Take. The capstone brings together a lot of elements of the course and ties it all together. I feel like I learned a lot about data science simply by taking the capstone project.
The individual reviews of the courses follow a definite trend: uneven coverage of material and technologies. That trend continues for the specialization as a whole. I don’t think anyone doing actual data science would believe that a topic such as statistical inference should be given the same weight as a topic such as git. Although git is definitely something that is valuable for a data scientist, it is not essential to the field. As such, the course would be a great introduction to data science from the perspective of a statistician. It would teach the statistician basic programming techniques, version control, and how to deploy your code via a Shiny application.
Another failing of the course is the lack of supplementary material. Not everyone learns best from watching videos and if you need to go back and review material at a later date then you need to either find the correct place in the video or look at only a few bullet points in a set of slides.
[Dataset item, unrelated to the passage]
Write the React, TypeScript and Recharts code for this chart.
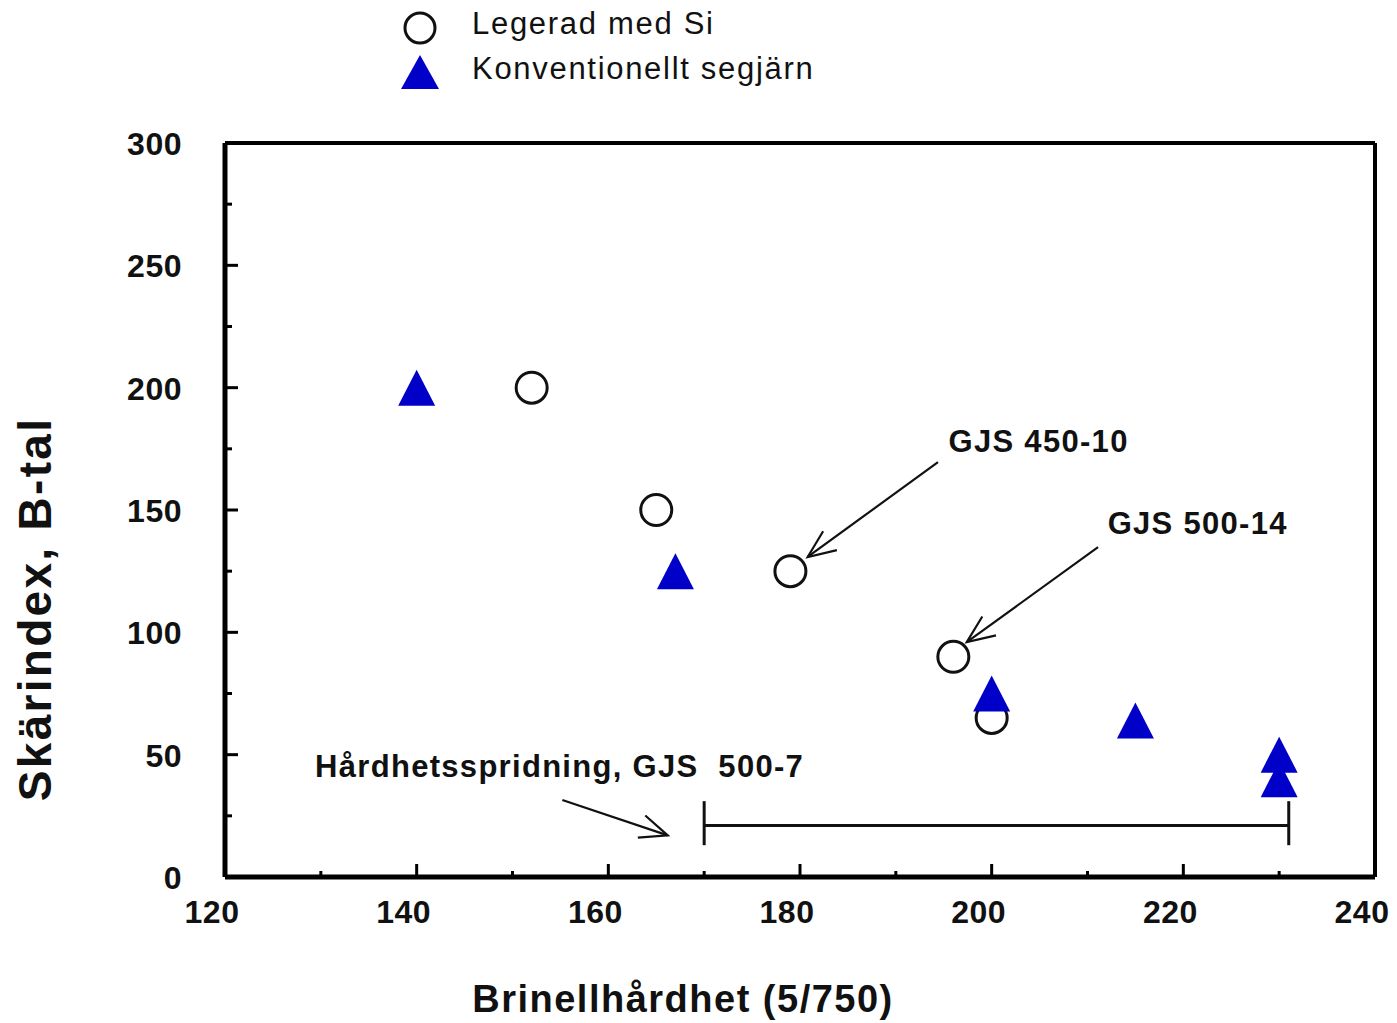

The specialization begs for a text book for at least a few of the courses and could definitely use some supplementary material for almost every course. It seems that the instructors agree with this assessment as they are slowly publishing books through Leanpub that supplement the Coursera course. This is great news for new students going through the material.
As it stands, the specialization does provide a broad overview of the field of data science and I do feel like I can now dive in to particular areas of interest with more confidence. Overall, I’m glad that I took the entire specialization but looking back I believe I could have skipped a few of the courses and focussed more on my areas of interest from the beginning. If you wish to maximize the value for the time spent in this specialization, consider cherry-picking the particular courses that interest you rather than taking the entire specialization.